Gerd Irrlitz: Rechtsordnung und Ethik der Solidarität
4 Seiten | Autor: Christine Weckwerth
Zieht man Standardwerke zur Rechts- und Philosophiegeschichte zu Rate, wird man über Arthur Baumgarten (1884-1966) nicht viel erfahren. Baumgarten, einst ein namhafter Rechtstheoretiker, der Anfang des zwanzigsten Jahrhunderts als einer der wenigen seiner Zunft positiv an die angloamerikanische Tradition des Pragmatismus anschloss, verschwand nach dem Zweiten Weltkrieg weitgehend aus dem Theoriediskurs, und zwar im Westen wie im Osten. Auf westlicher Seite befremdete vor allem seine Annäherung an sozialistische Positionen sowie sein Entschluss, nach dem Krieg in die SBZ und spätere DDR überzusiedeln – mehr als diese Übersiedlung irritierte die westdeutschen Juristen-Kollegen nach Gerd Irrlitz wohl, dass Baumgarten dieses Land nicht wieder verließ. Baumgarten wurde bewusst ins Vergessen geschickt, welche Zurücksetzung in der Geschichte der deutschen Rechtswissenschaft und Philosophie bis heute anhält. Auch auf östlicher bzw. marxistischer Seite verhielt man sich zunehmend kritisch zu Baumgarten, seine moralphilosophische und metaphysische Argumentation passte nicht ins dogmatische Schema des Marxismus- Leninismus.
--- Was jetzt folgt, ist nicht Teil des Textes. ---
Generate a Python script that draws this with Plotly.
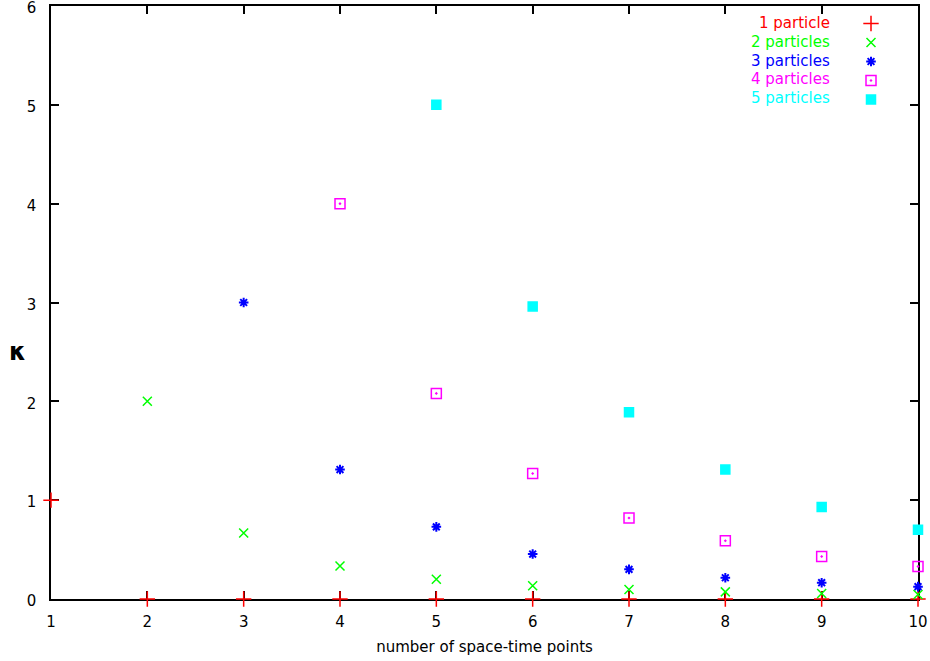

Der sozialliberale Denker stand offensichtlich zwischen den Fronten, was sich paradigmatisch an der Publikation seiner großen Philosophiegeschichte aus dem Jahr 1945 zeigte: Dieses Werk fand in der Schweiz keinen Verlag mehr, in der DDR durfte die ausgedruckte Neuauflage 1950 nicht erscheinen und wurde eingestampft. Baumgarten, der seine Schweizer Staatsbürgerschaft nie aufgegeben hat, blieb bis zu seinem Tod dennoch in der DDR, was angesichts der realsozialistischen Entwicklung und seiner verminderten wissenschaftlichen Publikationstätigkeit einen tragischen Zug in sich barg.